Drôle de trajectoire que celle de Clint Eastwood, qui depuis le très faiblard Invictus, l’inégal Au-delà et le beau mais mal aimable J. Edgar, semble avoir écorné son statut de grand auteur populaire, incontesté il y a encore cinq ans. Avec Jersey Boys, biopic consacré au fulgurant succès de Frankie Valli et de son groupe, The Four Seasons, le cinéaste semble renouer avec la grande forme classique, en ressuscitant au passage le genre déserté du film musical. Il y avait là le potentiel à une fresque de l’ampleur des longs-métrages de Scorsese (auquel Eastwood emprunte d’ailleurs les apartés à la caméra et la construction en deux temps d’un récit autour d’une ascension et d’une déchéance), que le réalisateur de Mystic River semble étrangement refuser pendant près de 2h20. Car Jersey Boys, c’est là son intelligence, et sa singularité, tient plutôt de l’œuvre mineure mais gracieuse, où l’auteur, retranché derrière son sujet, met la science de sa mise en scène au service d’un groupe sans héros. Si Frankie Valli occupe certes la place centrale de l’intrigue, le jeu de son interprète (John Lloyd Young, impeccable), tout en retenue, ne lui permet jamais de se distinguer véritablement de ses compagnons de jeu. Qu’Eastwood autorise chacun des personnages, sauf Valli, à s’adresser directement au spectateur, témoigne bien de sa volonté de ne pas articuler son récit autour d’une seule figure.
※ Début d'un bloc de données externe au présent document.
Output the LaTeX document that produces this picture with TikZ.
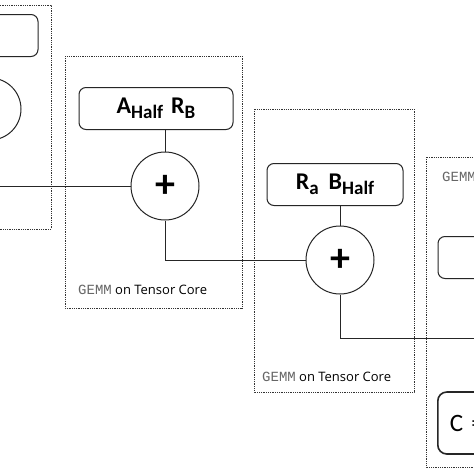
\documentclass[tikz,border=0pt]{standalone}
\usepackage{fontspec}
\setmainfont{Carlito}
\setsansfont{Open Sans}
\setmonofont{Liberation Mono}

\newcommand{\lowidx}[1]{\raisebox{-5pt}{\fontsize{19}{19}\selectfont #1}}
\newcommand{\gemmtag}{{\color{black!60}\fontsize{14}{14}\selectfont\ttfamily GEMM}}

\begin{document}
\begin{tikzpicture}[
	x = 1pt,
	y = -1pt,
	frame/.style = {
		draw = black!80,
		densely dotted,
		line width = 0.8pt
	},
	operands/.style = {
		draw = black!85,
		rectangle,
		rounded corners = 7pt,
		line width = 1pt,
		inner sep = 0,
		minimum height = 42pt,
		font = \fontsize{24}{24}\selectfont\bfseries
	},
	acc/.style = {
		draw = black!85,
		circle,
		line width = 1pt,
		inner sep = 0,
		minimum size = 68pt,
		font = \fontsize{40}{40}\selectfont\bfseries
	},
	result/.style = {
		draw = black!85,
		rectangle,
		rounded corners = 9pt,
		line width = 1.6pt,
		inner xsep = 12pt,
		text width = 130pt,
		align = left,
		minimum height = 62pt,
		font = \fontsize{25}{25}\selectfont
	},
	wire/.style = {
		draw = black!85,
		line width = 0.8pt
	},
	caption/.style = {
		anchor = west,
		inner sep = 0,
		font = \fontsize{13}{13}\selectfont\sffamily
	}
]
	\useasboundingbox (0, 0) rectangle (474, 474);
	\fill [white] (0, 0) rectangle (474, 474);
	\clip (0, 0) rectangle (474, 474);

	% dotted frames, one per tensor core step
	\draw [frame] (-140,   5) rectangle ( 51, 229);
	\draw [frame] (  65,  56) rectangle (242, 308);
	\draw [frame] ( 254, 109) rectangle (414, 392);
	\draw [frame] ( 426, 157) rectangle (620, 467);

	% operand boxes
	\node [operands, minimum width = 154pt] (ops0) at (-39,  35.5) {};
	\node [operands, minimum width = 154pt] (ops1) at (156, 108.5) {A\lowidx{Half}\hspace{8pt}R\lowidx{B}};
	\node [operands, minimum width = 136pt] (ops2) at (335, 184.5) {R\lowidx{a}\hspace{10pt}B\lowidx{Half}};
	\node [operands, minimum width = 136pt] (ops3) at (506, 257.5) {};

	% accumulators (plus0 and plus3 lie mostly outside the page)
	\node [acc, minimum size = 62pt] (plus0) at (-10, 109) {};
	\node [acc] (plus1) at (165, 186) {+};
	\node [acc] (plus2) at (340, 260) {+};
	\node [acc] (plus3) at (520, 338) {};

	\node [result, anchor = west] (res) at (437, 423) {C = };

	% captions
	\node [caption] (cap1) at ( 78, 290) {\gemmtag\ on Tensor Core};
	\node [caption] (cap2) at (262, 377) {\gemmtag\ on Tensor Core};
	\node [caption] (cap3) at (442, 177) {\gemmtag};

	% connectors
	\draw [wire] (ops0.south -| plus0) -- (plus0.north);
	\draw [wire] (ops1.south -| plus1) -- (plus1.north);
	\draw [wire] (ops2.south -| plus2) -- (plus2.north);
	\draw [wire] (plus0.south) |- (plus1.west);
	\draw [wire] (plus1.south) |- (plus2.west);
	\draw [wire] (plus2.south) |- (plus3.west);
\end{tikzpicture}
\end{document}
Que raconte alors Jersey Boys ? Plus encore que l’ascension sociale prodigieuse d’un trio d’italo-américains propulsés au sommet du hit-parade, c’est l’alchimie d’un collectif, puis son délitement, qui passionne le cinéaste. Eastwood ne filme d’ailleurs que ça, le collectif : le groupe, la famille, la mafia, autant de micros-cellules qui s’unissent et se désunissent. On aurait tort d’intenter au cinéaste un procès en académisme, tant la mise en scène, aussi discrète que précise, vient accompagner ces entrelacements. Eastwood dépeint notamment dans les scènes de chant la cristallisation d’un mouvement de groupe, où chaque voix, chaque ajout, vient contribuer à la réussite d’un mouvement polyphonique. Beau programme, d’autant plus renforcé par la précision du maître américain, qui subtilement organise l’évolution de la vie du groupe du musique au gré de ses succès et déboires, en nouant et dénouant les liens qui se sont tissés. Cela tient parfois à presque rien : une poignée de mains raccordée sur un visage seul, un échange par miroir interposés plutôt que par une suite de champs/contrechamps, un subtil changement d’échelle de cadre, etc. L’humilité du classicisme d’Eastwood, précieuse car de plus en plus rare, est ici directement mise en abyme : dans Jersey Boys, on joue avec et pour les autres, et la réussite d’une œuvre n’est possible que par une conjugaison des talents.
The last show
Sous son vernis pop et sautillant, Jersey Boys dévoile toutefois une mélancolie que l’on peut rapprocher du spleen de J. Edgar, mais plus secrète, car moins ouvertement incarnée plastiquement, en dépit d’un éclairage aux tons crépusculaires et d’une désaturation des couleurs vives. Les deux films composent presque un curieux diptyque où règnent en maître des obsessionnels ne trouvant leur épanouissement que dans l’exercice de leur don. Familles détruites, dettes abyssales : la frénésie de la vie de groupe menace, puis contamine, les relations affectives que les personnages tressent à l’intérieur et en dehors de la sphère professionnelle. C’est d’ailleurs Bob Gaudio, le compositeur du groupe (qui continue à écrire pour Valli lorsque ce dernier se lance dans sa carrière solo), complètement absorbé dans son travail, du début à la fin, qui parait le plus épargné par les blessures de la vie. D’où les ellipses du film, et sa dimension opératique, judicieusement sacrifiée : dans Jersey Boys, les triomphes s’accompagnent de regrets inavoués, jusque dans un final bouleversant de tristesse. Il faut voir les visages des chanteurs catapultés dans les années 1990, grimés par un maquillage qui exacerbe les ravages du temps. Ce vieillissement outrancier, emprunté au final d’Il était une fois en Amérique et déjà repris par Eastwood dans J. Edgar, porte toute la mélancolie d’une vie, et ouvre sur une dimension funéraire inouïe de cruauté. A ceci près que cette fois-ci, les personnages, en bons entertainers, soustraient au requiem un ultime « Sherry ». Et les adieux à un dernier tour de piste – the show must go on. On ne pouvait rêver plus joyeux testament.